ByteDance's Seedance 2.0 Comes to CapCut — First AI Video Model With Built-In Audio
Seedance 2.0 generates synchronized video and audio in a single pass, supports 9 reference inputs, and is rolling out globally through CapCut.
James Park
ByteDance released Seedance 2.0 on February 10 and is now rolling it out through CapCut, its consumer video editing app, according to TechCrunch. The rollout started in Brazil, Indonesia, Malaysia, Mexico, the Philippines, Thailand, and Vietnam, with more markets coming.
The Audio-Video Breakthrough
Seedance 2.0 is the first AI video model with unified audio-video joint generation — not post-processed audio bolted on after rendering. The model generates synchronized sound directly during video creation. That distinction matters: Kling 3.0 added audio generation too, but Seedance 2.0's approach produces tighter lip-sync and more natural ambient sound.

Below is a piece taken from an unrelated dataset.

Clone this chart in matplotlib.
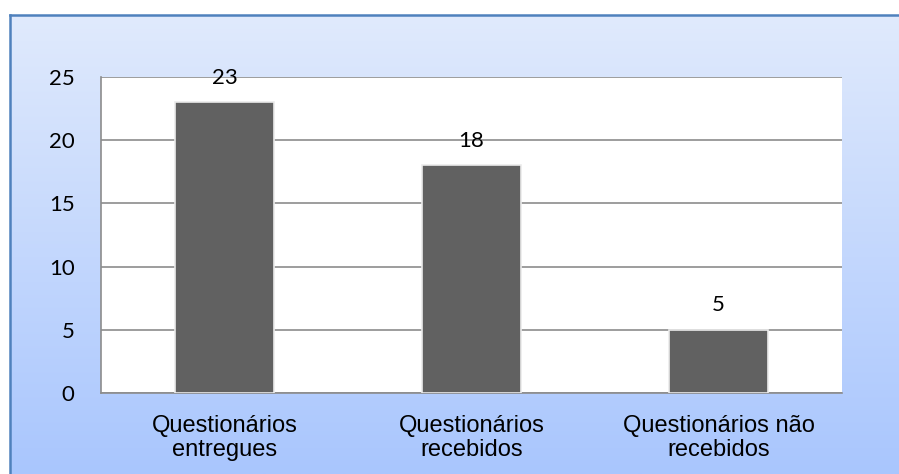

The model supports text-to-video, image-to-video, and multi-shot storytelling from a single prompt. Output reaches up to 1080p at 15 seconds. You can feed up to 9 reference images, 3 video clips, and 3 audio clips alongside your text prompt in a single generation pass.
CapCut Distribution Is the Real Moat
The technical specs are competitive. The distribution strategy is what sets this apart. CapCut has hundreds of millions of users — mostly creators already making short-form video content. Embedding Seedance 2.0 directly into their editing workflow puts AI video generation in front of a massive audience that Kling, Runway, and others can't reach through standalone apps.
Safety Restrictions
ByteDance added safety guardrails: no generating videos from images or videos containing real faces, and all generated content carries an invisible watermark. The global API launch is expected in Q2 2026.
Our Take
Seedance 2.0's audio-video synthesis is genuinely impressive, and the CapCut integration is a masterclass in distribution strategy. But the face restriction limits its usefulness for the enterprise localization and marketing use cases where AI video has the most commercial value. ByteDance is playing the volume game — mass adoption through CapCut — while Kling focuses on quality. Both strategies have merit.